-------- Entries shown

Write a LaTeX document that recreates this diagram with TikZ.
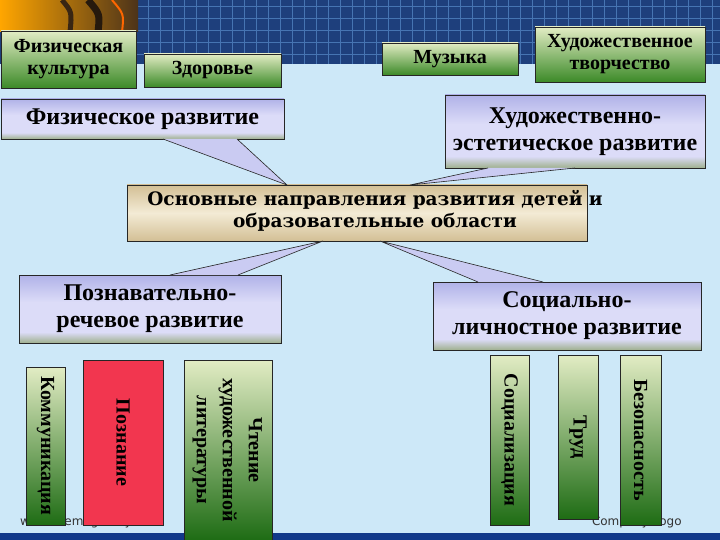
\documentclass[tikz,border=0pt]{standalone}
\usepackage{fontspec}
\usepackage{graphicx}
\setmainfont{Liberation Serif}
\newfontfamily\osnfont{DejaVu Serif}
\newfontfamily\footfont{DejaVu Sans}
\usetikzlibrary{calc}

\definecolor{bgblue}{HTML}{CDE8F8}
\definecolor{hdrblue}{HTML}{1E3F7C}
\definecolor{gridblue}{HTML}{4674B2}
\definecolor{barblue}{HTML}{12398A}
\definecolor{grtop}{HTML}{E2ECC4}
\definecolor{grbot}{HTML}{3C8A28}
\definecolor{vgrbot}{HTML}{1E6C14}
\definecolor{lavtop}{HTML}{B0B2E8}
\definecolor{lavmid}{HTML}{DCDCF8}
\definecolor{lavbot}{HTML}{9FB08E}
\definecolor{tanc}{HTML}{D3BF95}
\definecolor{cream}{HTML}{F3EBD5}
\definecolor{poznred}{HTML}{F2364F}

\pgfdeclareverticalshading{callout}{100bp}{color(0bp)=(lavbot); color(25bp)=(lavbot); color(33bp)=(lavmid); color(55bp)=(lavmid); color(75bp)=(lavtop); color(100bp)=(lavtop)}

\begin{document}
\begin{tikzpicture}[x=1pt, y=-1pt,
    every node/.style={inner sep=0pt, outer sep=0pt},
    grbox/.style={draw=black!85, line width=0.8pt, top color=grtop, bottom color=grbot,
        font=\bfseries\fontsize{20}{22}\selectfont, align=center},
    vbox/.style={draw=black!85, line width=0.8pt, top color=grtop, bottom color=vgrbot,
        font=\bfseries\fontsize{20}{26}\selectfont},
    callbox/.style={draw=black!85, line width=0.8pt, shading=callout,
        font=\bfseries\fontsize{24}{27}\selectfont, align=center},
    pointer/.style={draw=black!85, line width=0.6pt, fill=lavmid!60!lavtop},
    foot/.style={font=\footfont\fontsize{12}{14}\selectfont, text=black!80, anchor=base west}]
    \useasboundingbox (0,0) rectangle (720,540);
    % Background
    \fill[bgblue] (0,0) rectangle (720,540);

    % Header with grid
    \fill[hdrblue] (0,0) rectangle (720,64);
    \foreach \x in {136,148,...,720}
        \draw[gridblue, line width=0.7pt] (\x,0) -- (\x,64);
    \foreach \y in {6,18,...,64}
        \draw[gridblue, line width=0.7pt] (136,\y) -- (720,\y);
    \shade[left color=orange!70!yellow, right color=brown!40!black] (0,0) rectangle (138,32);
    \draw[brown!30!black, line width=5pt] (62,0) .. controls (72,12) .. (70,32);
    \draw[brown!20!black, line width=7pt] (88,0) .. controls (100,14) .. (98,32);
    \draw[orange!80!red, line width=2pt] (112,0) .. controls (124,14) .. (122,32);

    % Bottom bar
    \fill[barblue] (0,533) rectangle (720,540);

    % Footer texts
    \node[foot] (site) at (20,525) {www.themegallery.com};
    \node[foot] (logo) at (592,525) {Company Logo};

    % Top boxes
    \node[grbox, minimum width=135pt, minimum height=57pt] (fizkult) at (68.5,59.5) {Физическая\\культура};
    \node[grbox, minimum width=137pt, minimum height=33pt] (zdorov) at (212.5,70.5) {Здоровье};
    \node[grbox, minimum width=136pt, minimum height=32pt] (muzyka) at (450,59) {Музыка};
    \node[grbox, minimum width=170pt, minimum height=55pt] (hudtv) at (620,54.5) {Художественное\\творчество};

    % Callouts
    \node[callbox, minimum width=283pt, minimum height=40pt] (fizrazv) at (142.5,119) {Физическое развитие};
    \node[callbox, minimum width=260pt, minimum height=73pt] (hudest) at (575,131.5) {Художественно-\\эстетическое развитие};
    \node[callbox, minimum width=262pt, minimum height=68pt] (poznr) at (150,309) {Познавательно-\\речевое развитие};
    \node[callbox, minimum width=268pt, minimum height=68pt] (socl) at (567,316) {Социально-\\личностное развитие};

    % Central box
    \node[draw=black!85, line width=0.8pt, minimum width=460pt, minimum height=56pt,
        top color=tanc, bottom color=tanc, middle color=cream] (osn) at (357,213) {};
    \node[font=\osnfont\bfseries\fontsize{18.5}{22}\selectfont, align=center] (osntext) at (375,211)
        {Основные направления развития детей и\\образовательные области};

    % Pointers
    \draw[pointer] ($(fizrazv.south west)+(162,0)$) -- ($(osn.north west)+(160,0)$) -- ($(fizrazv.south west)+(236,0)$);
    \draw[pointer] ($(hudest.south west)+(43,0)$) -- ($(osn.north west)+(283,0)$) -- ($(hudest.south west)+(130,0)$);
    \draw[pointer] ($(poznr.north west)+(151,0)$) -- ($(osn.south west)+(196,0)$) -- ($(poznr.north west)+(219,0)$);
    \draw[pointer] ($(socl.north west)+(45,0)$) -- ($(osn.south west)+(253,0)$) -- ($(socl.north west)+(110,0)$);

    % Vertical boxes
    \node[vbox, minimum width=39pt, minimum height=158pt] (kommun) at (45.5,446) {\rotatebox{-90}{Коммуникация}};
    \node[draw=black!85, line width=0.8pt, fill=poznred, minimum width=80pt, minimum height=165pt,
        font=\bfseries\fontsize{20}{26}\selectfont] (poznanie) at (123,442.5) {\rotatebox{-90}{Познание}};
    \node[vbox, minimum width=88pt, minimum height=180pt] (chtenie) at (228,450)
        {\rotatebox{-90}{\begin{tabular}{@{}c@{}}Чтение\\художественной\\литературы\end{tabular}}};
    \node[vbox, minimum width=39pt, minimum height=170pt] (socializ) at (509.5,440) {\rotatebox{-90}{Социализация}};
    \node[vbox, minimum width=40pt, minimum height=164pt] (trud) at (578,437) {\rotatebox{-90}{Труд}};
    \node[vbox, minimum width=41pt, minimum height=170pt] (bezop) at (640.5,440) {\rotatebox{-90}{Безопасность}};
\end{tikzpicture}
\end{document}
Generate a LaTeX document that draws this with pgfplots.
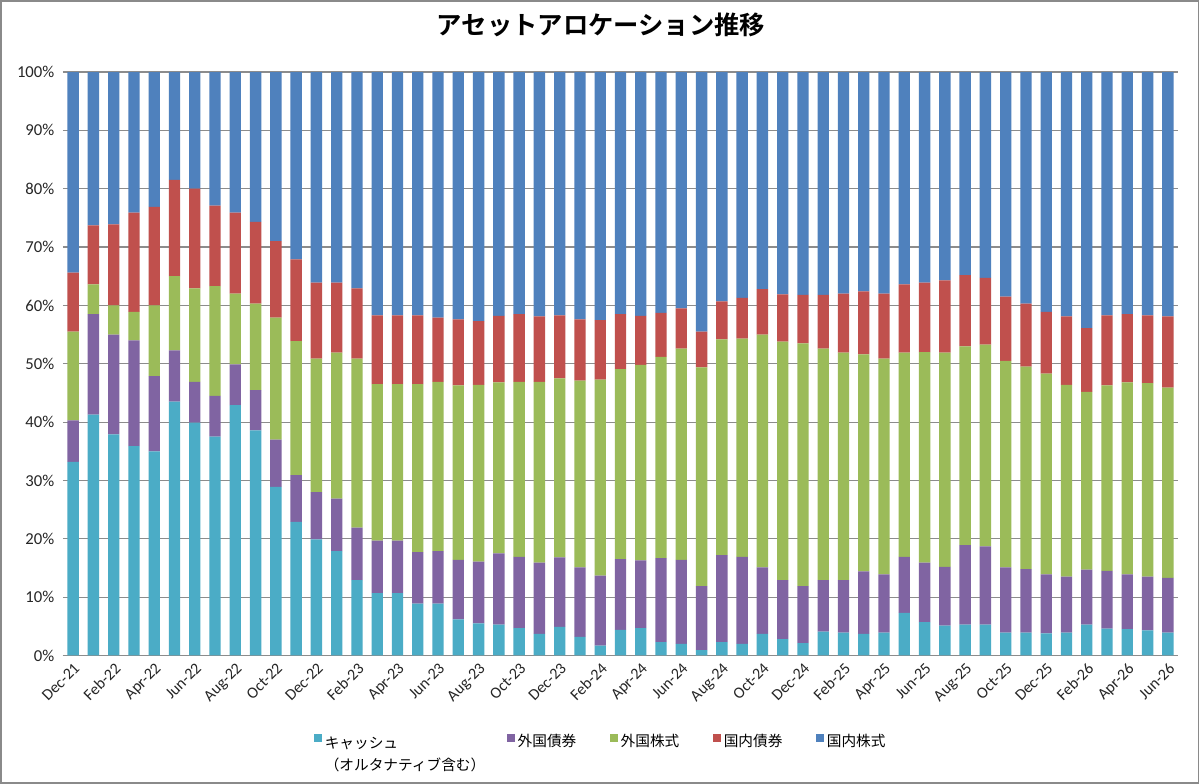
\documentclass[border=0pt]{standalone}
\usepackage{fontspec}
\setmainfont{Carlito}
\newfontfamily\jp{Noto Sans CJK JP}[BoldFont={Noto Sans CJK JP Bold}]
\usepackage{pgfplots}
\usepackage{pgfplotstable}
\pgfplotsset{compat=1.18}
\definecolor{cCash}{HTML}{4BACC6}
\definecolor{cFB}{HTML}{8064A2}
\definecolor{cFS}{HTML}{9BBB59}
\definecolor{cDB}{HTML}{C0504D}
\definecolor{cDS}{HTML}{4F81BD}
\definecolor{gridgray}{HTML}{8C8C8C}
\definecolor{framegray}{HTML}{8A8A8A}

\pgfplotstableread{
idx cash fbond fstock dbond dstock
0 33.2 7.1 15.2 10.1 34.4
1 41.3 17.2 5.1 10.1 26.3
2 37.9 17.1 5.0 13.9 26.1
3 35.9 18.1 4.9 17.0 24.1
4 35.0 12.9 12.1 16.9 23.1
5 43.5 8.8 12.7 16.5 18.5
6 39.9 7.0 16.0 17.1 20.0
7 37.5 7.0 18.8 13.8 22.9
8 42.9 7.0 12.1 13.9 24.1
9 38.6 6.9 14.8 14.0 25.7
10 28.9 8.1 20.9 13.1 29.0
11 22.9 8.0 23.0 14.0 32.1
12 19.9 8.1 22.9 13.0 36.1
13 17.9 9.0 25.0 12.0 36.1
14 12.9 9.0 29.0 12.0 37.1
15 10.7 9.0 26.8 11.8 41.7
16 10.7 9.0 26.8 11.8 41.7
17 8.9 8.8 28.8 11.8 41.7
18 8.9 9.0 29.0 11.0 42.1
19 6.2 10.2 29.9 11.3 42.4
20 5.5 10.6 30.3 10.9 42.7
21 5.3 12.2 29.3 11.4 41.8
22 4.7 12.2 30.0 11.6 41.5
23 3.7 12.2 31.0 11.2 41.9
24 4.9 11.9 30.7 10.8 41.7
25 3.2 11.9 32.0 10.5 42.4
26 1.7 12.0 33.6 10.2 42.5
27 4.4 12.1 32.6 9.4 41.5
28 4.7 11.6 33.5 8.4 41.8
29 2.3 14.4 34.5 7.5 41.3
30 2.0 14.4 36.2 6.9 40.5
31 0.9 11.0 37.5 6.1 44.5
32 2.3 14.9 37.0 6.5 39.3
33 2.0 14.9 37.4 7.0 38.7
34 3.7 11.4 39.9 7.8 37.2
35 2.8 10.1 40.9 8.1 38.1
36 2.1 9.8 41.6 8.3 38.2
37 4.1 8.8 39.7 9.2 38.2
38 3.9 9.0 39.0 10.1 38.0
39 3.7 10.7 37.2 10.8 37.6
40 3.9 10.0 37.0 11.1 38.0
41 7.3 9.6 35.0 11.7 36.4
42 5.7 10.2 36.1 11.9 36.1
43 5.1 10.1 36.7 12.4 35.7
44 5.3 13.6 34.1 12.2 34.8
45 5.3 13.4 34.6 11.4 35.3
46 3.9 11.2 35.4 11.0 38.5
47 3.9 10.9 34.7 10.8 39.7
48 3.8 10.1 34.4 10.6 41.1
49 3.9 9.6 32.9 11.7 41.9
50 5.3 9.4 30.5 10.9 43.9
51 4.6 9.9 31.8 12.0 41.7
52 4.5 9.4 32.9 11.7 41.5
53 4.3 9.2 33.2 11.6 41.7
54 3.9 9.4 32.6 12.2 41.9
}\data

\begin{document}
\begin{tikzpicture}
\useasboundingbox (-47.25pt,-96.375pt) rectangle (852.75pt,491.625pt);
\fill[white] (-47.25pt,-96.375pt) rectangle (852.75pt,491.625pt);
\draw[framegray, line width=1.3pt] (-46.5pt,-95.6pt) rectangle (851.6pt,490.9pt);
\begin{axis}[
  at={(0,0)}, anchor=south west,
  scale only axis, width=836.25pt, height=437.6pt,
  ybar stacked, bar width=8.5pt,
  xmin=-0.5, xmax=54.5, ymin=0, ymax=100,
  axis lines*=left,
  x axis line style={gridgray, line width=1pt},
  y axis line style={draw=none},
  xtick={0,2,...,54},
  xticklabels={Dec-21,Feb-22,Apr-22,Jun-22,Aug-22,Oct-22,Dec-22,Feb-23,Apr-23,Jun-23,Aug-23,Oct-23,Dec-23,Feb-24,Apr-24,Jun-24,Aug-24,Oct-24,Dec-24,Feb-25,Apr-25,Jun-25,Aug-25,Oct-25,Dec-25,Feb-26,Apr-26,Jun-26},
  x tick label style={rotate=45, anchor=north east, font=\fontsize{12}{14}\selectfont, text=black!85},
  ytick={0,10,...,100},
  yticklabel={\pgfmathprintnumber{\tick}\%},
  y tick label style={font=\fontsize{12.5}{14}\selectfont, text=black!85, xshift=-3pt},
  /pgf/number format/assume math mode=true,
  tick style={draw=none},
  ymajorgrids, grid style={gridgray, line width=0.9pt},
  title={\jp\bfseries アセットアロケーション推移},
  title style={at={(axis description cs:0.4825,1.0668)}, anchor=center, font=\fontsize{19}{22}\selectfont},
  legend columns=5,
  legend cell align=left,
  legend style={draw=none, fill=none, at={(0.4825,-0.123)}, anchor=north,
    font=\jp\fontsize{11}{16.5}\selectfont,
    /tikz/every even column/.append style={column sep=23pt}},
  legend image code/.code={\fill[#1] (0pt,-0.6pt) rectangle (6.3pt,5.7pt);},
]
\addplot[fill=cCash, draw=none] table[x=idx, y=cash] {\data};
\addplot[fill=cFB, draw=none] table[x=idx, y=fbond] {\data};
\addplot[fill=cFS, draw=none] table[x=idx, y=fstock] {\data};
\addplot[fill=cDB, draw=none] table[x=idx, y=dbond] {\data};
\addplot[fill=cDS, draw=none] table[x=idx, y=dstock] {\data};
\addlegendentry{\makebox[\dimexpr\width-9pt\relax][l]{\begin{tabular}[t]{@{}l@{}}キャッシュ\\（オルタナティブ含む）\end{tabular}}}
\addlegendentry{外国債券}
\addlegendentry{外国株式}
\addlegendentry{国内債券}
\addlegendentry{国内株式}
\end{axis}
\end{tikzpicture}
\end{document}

----------------

» Brief:
Filter the entries and copy out every line with the word "LaTeX".

» Written answer:
Write a LaTeX document that recreates this diagram with TikZ.
Generate a LaTeX document that draws this with pgfplots.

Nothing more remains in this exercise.